With Russian hysteria at a fever’s pitch and with the U.S. media mesmerized by 44-year-old Ukrainian President Volodymyr Zelensky, reporting on the Ukraine War has hit an all time journalist low. President Joe Biden, 79, hoped that getting $10 billion in military funding for Ukraine would keep the conflict going of months, just in time to boost Democrats chances in the Midterm elections. Whether admitted to or not, the U.S. is now funding its Ukraine proxies to fight the Russian Federation. Zelensky spoke via Zoom link today to 100 members of the U.S. Senate and 200 invited guests, letting Zelensky’s charm offensive continue to sweep elected officials off their feet. Zelensky’s PR team knows exactly the right hot buttons to push to get as much mileage as possible out of U.S. lawmakers. Democrats and Republicans are joined at the hip with their longstanding hatred of Russia.
Zelensky had the temerity to keep selling Congress on implementing a no-fly-zone in Ukraine, something, in short order, would create WW II. Telling lawmakers that Ukraine’s fight for freedom is their own, because if Putin wins, the rest of Eastern Europe will fall like dominoes. Whether he plays dominoes or not, Zelensky knows how to play on U.S. and European fears about Putin continuing his campaign to recreate the Soviet Union or Romanoff’s Russia Empire. Rubbish like that plays well in the U.S. Congress where the last 75-years has created such twisted propaganda about the Soviet Union and now Russian Federation that brainwashing is complete. Zelensky whips up as much Russian hysteria to get what he wants from the U.S., mainly good old green American dollars. Biden’s commitment to an additional $10 billion guarantees that the war drags on for a long time.
Whether conventional wisdom is correct in U.S. politics about a war helping an incumbent’s approval ratings is anyone’s guess. Right now Biden’s aggregate approval ratings since the March 1 State-of-the-Union speech has jumped a whopping one percent to 41.6%. While not significant, the Ukraine War should boost his ratings in the weeks to come. Giving $10 billion to Ukraine and more Mig-29 floggers from Poland and other NATO countries should buy Zelensky some time. Why negotiate a ceasefire with Putin when he expects too many concessions? Putin stated clearly for the war to end, he wants Ukraine to declare its neutrality and provide legal guarantees that Crimea, Donetsk and Luhansk are now Russian territories. Taking Biden’s cash, Zelensky no longer has to make a deal with Putin but can continue the fighting, regardless of the collateral damage and destruction of Ukraine.
Zelensky’s Zoom speech in the U.S. Senate today gives anti-Russian war hawks all the red meat they could ever want. Watching them all fall for Zelensky’s charm offensive shows human vulnerability to a good salesman.
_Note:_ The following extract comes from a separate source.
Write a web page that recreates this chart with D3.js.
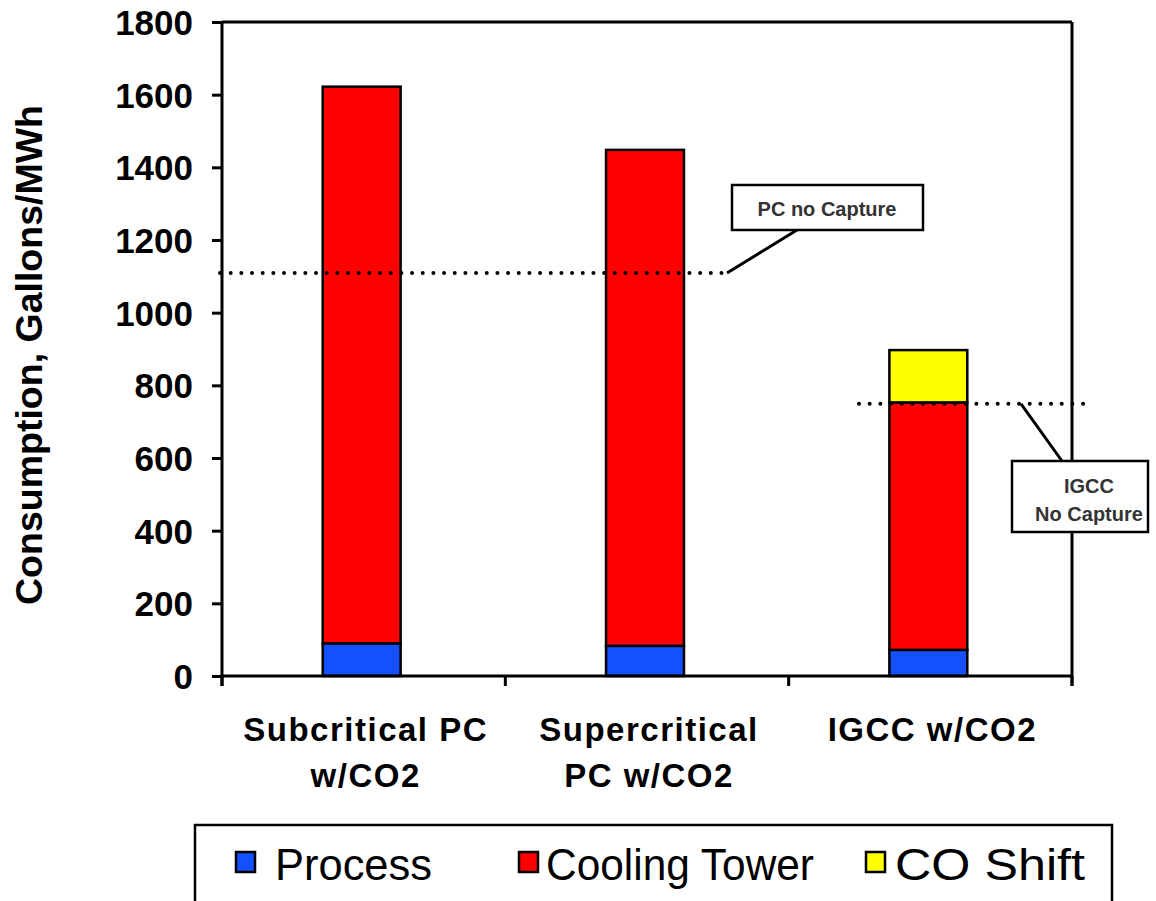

Putin said today he has “no ill-intentions” to his neighbors, trying to reassure former Soviet satellites that he won’t seek to topple any other NATO or non-NATO states. “We see no need to exacerbate the situation or worsen our relations,” Putin said on state-owned Russia-24 news station. “I think everyone should think about normalizing relations and cooperating normally,” Putin said, responding to the avalanche of U.S. and EU sanctions that have crippled the Russian economy. Whatever sanctions relief Putin wants, he’ll get none until he pulls every last troop out of Ukraine. Putin’s statements seek to challenge Zelensky’s anti-Russian rhetoric.
Putin is no longer human in the Western press, now demonized like Adolf Hitler, the German tyrant that killed over 20 million Russians in WW II. No country fighting in WW II came close to the economic and human toll as Russia, creating an extreme defensive posture after WW II. Putin wants Western powers to know that Russia is not trying to reclaim the Soviet Union or Russian Empire but has implacable national security red lines about the United States setting up shop in Ukraine on its border. Putin’s keys to a ceasefire could not be more clear: A formal declaration of neutrality by the Ukraine government. Relations with Ukraine went south when a Feb. 22, 2014 CIA-backed coup toppled the duly elected pro-Kremlin Kiev government of Viktor Yanukovych. Putin annexed the Crimean Peninsula March 1, 2014 to protect his Sevastopol naval base.
Putin invaded Ukraine after years of provocations by Zelensky seeking NATO membership. NATO Secretary-General Jens Stoltenberg wisely rejected Zelensky’s attempts at membership knowing it would pit NATO against the Russian Federation. All of Zelensky’s tough talk today in his Zoom meeting with the U.S. Senate is precisely why Stoltenberg kept Ukraine out of NATO. No one in NATO or the EU wants war on the European Continent with Russia. Yet Biden seized the opportunity to push Putin over the edge for the last three months, refusing to negotiate new security arrangements in Ukraine and Europe. Biden pounced on the opportunity to incite Putin to war knowing it would help his plunging approval ratings and fate of Democrats in the November Midterm elections. Putin laid out reasonable grounds for a ceasefire and peace talks, all of which rejected by the U.S. and Ukraine.